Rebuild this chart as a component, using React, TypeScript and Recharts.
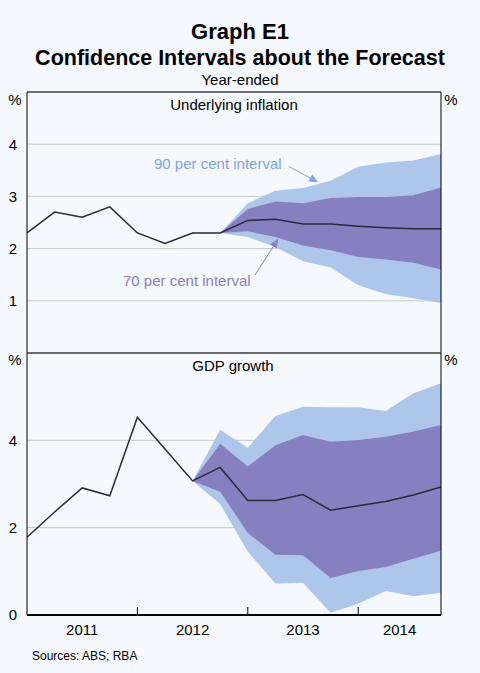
import React from 'react';
import { ComposedChart, Area, Line, XAxis, YAxis, CartesianGrid, ReferenceLine } from 'recharts';

// quarters, index 0 = Dec 2010 ... index 15 = Sep 2014
const QUARTERS = [0, 1, 2, 3, 4, 5, 6, 7, 8, 9, 10, 11, 12, 13, 14, 15];

const INFLATION = [2.3, 2.7, 2.6, 2.8, 2.3, 2.1, 2.3, 2.3, 2.54, 2.56, 2.47, 2.47, 2.43, 2.4, 2.38, 2.38];
const INFL_LO90 = [null, null, null, null, null, null, null, 2.3, 2.22, 2.03, 1.76, 1.64, 1.3, 1.13, 1.05, 0.96];
const INFL_HI90 = [null, null, null, null, null, null, null, 2.3, 2.87, 3.11, 3.16, 3.3, 3.57, 3.65, 3.69, 3.81];
const INFL_LO70 = [null, null, null, null, null, null, null, 2.3, 2.33, 2.22, 2.06, 1.97, 1.84, 1.79, 1.73, 1.6];
const INFL_HI70 = [null, null, null, null, null, null, null, 2.3, 2.76, 2.9, 2.87, 2.97, 2.99, 2.99, 3.02, 3.17];

const GDP = [1.78, 2.36, 2.91, 2.73, 4.53, 3.8, 3.07, 3.38, 2.62, 2.62, 2.76, 2.4, 2.5, 2.6, 2.75, 2.93];
const GDP_LO90 = [null, null, null, null, null, null, 3.07, 2.54, 1.45, 0.72, 0.74, 0.05, 0.26, 0.55, 0.43, 0.51];
const GDP_HI90 = [null, null, null, null, null, null, 3.07, 4.24, 3.83, 4.56, 4.77, 4.76, 4.76, 4.67, 5.08, 5.31];
const GDP_LO70 = [null, null, null, null, null, null, 3.07, 2.82, 1.88, 1.38, 1.37, 0.85, 1.01, 1.1, 1.29, 1.47];
const GDP_HI70 = [null, null, null, null, null, null, 3.07, 3.92, 3.4, 3.89, 4.12, 3.97, 4.01, 4.08, 4.2, 4.35];

const YEAR_BREAKS = [4, 8, 12];
const YEAR_MIDS = [2, 6, 10, 13.5];
const YEARS = ['2011', '2012', '2013', '2014'];

const INFL_TICKS = [1, 2, 3, 4];
const GDP_TICKS = [0, 2, 4];

const BG = '#f5f8fc';
const BLUE = '#aec6ea';
const PURPLE = '#8780c0';
const LINE = '#2b2a3a';
const FONT = '"Liberation Sans", Arial, sans-serif';

const inflData = QUARTERS.map((q, i) => ({
  q,
  value: INFLATION[i],
  b90: INFL_LO90[i] == null ? null : [INFL_LO90[i], INFL_HI90[i]],
  b70: INFL_LO70[i] == null ? null : [INFL_LO70[i], INFL_HI70[i]],
}));

const gdpData = QUARTERS.map((q, i) => ({
  q,
  value: GDP[i],
  b90: GDP_LO90[i] == null ? null : [GDP_LO90[i], GDP_HI90[i]],
  b70: GDP_LO70[i] == null ? null : [GDP_LO70[i], GDP_HI70[i]],
}));

const xTicks = [...YEAR_MIDS, ...YEAR_BREAKS].sort((a, b) => a - b);

const tickStyle = { fill: '#000', fontSize: 15, fontFamily: FONT };

const arrowShape = (color: string) => (props: any) => {
  const { x1, y1, x2, y2 } = props;
  const ang = Math.atan2(y2 - y1, x2 - x1);
  const len = 9;
  const w = 4;
  const bx = x2 - len * Math.cos(ang);
  const by = y2 - len * Math.sin(ang);
  const px = -Math.sin(ang) * w;
  const py = Math.cos(ang) * w;
  return (
    <g>
      <line x1={x1} y1={y1} x2={bx} y2={by} stroke={color} strokeWidth={1} />
      <polygon points={`${x2},${y2} ${bx + px},${by + py} ${bx - px},${by - py}`} fill={color} />
    </g>
  );
};

const YearTick = (props: any) => {
  const { x, y, payload } = props;
  const v = payload.value;
  if (YEAR_BREAKS.includes(v)) {
    return <line x1={x} x2={x} y1={y} y2={y - 8} stroke="#000" strokeWidth={1} />;
  }
  const label = YEARS[YEAR_MIDS.indexOf(v)];
  return (
    <text x={x} y={y + 20} textAnchor="middle" fill="#000" fontSize={15} fontFamily={FONT}>
      {label}
    </text>
  );
};

const Label = ({ top, left, size, children, color = '#000', bold = false, center = false }: any) => (
  <div
    style={{
      position: 'absolute',
      top,
      left: center ? 0 : left,
      width: center ? 480 : undefined,
      textAlign: center ? 'center' : 'left',
      fontSize: size,
      lineHeight: 1,
      fontWeight: bold ? 'bold' : 'normal',
      color,
      whiteSpace: 'nowrap',
    }}
  >
    {children}
  </div>
);

const PctLabel = ({ top, cx }: any) => (
  <div style={{ position: 'absolute', top, left: cx - 20, width: 40, textAlign: 'center', fontSize: 15, lineHeight: 1 }}>%</div>
);

export default function App() {
  return (
    <div style={{ position: 'absolute', left: 0, top: 0, width: 480, height: 673, background: BG, fontFamily: FONT, overflow: 'hidden' }}>
      <Label top={21} size={22} bold center>Graph E1</Label>
      <Label top={48} size={21.5} bold center>Confidence Intervals about the Forecast</Label>
      <Label top={72} size={15} center>Year-ended</Label>

      <div style={{ position: 'absolute', left: 0, top: 0 }}>
        <ComposedChart width={480} height={354} data={inflData} margin={{ top: 92, right: 0, bottom: 1, left: 0 }}>
          <CartesianGrid yAxisId="left" vertical={false} stroke="#c8c8c8" />
          <XAxis dataKey="q" type="number" domain={[0, 15]} hide />
          <YAxis yAxisId="left" type="number" domain={[0, 5]} ticks={INFL_TICKS} width={27}
            axisLine={{ stroke: '#000' }} tickLine={false} tickMargin={4} tick={tickStyle} />
          <YAxis yAxisId="right" orientation="right" type="number" domain={[0, 5]} ticks={INFL_TICKS} width={39}
            axisLine={{ stroke: '#000' }} tickLine={false} tickMargin={5} tick={tickStyle} />
          <Area yAxisId="left" dataKey="b90" type="linear" stroke="none" fill={BLUE} fillOpacity={1} isAnimationActive={false} />
          <Area yAxisId="left" dataKey="b70" type="linear" stroke="none" fill={PURPLE} fillOpacity={1} isAnimationActive={false} />
          <Line yAxisId="left" dataKey="value" type="linear" stroke={LINE} strokeWidth={1.5} dot={false} isAnimationActive={false} />
          <ReferenceLine yAxisId="left" y={5} stroke="#000" ifOverflow="visible" />
          <ReferenceLine yAxisId="left" segment={[{ x: 9.5, y: 3.57 }, { x: 10.55, y: 3.27 }]} shape={arrowShape('#7ea6dc')} ifOverflow="visible" />
          <ReferenceLine yAxisId="left" segment={[{ x: 8.26, y: 1.49 }, { x: 9.1, y: 2.19 }]} shape={arrowShape('#8a80c6')} ifOverflow="visible" />
        </ComposedChart>
      </div>

      <div style={{ position: 'absolute', left: 0, top: 343 }}>
        <ComposedChart width={480} height={330} data={gdpData} margin={{ top: 10, right: 0, bottom: 28, left: 0 }}>
          <CartesianGrid yAxisId="left" vertical={false} stroke="#c8c8c8" />
          <XAxis dataKey="q" type="number" domain={[0, 15]} ticks={xTicks}
            interval={0} height={30} axisLine={{ stroke: '#000', strokeWidth: 2 }} tickLine={false}
            tickSize={0} tickMargin={0} tick={<YearTick />} />
          <YAxis yAxisId="left" type="number" domain={[0, 6]} ticks={GDP_TICKS} width={27}
            axisLine={{ stroke: '#000' }} tickLine={false} tickMargin={4} tick={tickStyle} />
          <YAxis yAxisId="right" orientation="right" type="number" domain={[0, 6]} ticks={GDP_TICKS} width={39}
            axisLine={{ stroke: '#000' }} tickLine={false} tickMargin={5} tick={tickStyle} />
          <Area yAxisId="left" dataKey="b90" type="linear" stroke="none" fill={BLUE} fillOpacity={1} isAnimationActive={false} />
          <Area yAxisId="left" dataKey="b70" type="linear" stroke="none" fill={PURPLE} fillOpacity={1} isAnimationActive={false} />
          <Line yAxisId="left" dataKey="value" type="linear" stroke={LINE} strokeWidth={1.5} dot={false} isAnimationActive={false} />
          <ReferenceLine yAxisId="left" y={6} stroke="#000" ifOverflow="visible" />
        </ComposedChart>
      </div>

      <PctLabel top={92} cx={15} />
      <PctLabel top={92} cx={451} />
      <PctLabel top={352} cx={15} />
      <PctLabel top={352} cx={451} />

      <Label top={97} size={15} center>
        <span style={{ position: 'relative', left: -6 }}>Underlying inflation</span>
      </Label>
      <Label top={358} size={15} center>
        <span style={{ position: 'relative', left: -7 }}>GDP growth</span>
      </Label>
      <Label top={156} left={154} size={15} color="#7ea6dc">90 per cent interval</Label>
      <Label top={273} left={123} size={15} color="#8a80c6">70 per cent interval</Label>
      <Label top={650} left={32} size={12}>Sources: ABS; RBA</Label>
    </div>
  );
}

--- What the task asks ---
Reproduce the material above exactly, first line through the line that contains "YAxis, CartesianGrid, ReferenceLine", minus the pictures.

--- Output of the task ---
Rebuild this chart as a component, using React, TypeScript and Recharts.
import React from 'react';
import { ComposedChart, Area, Line, XAxis, YAxis, CartesianGrid, ReferenceLine } from 'recharts';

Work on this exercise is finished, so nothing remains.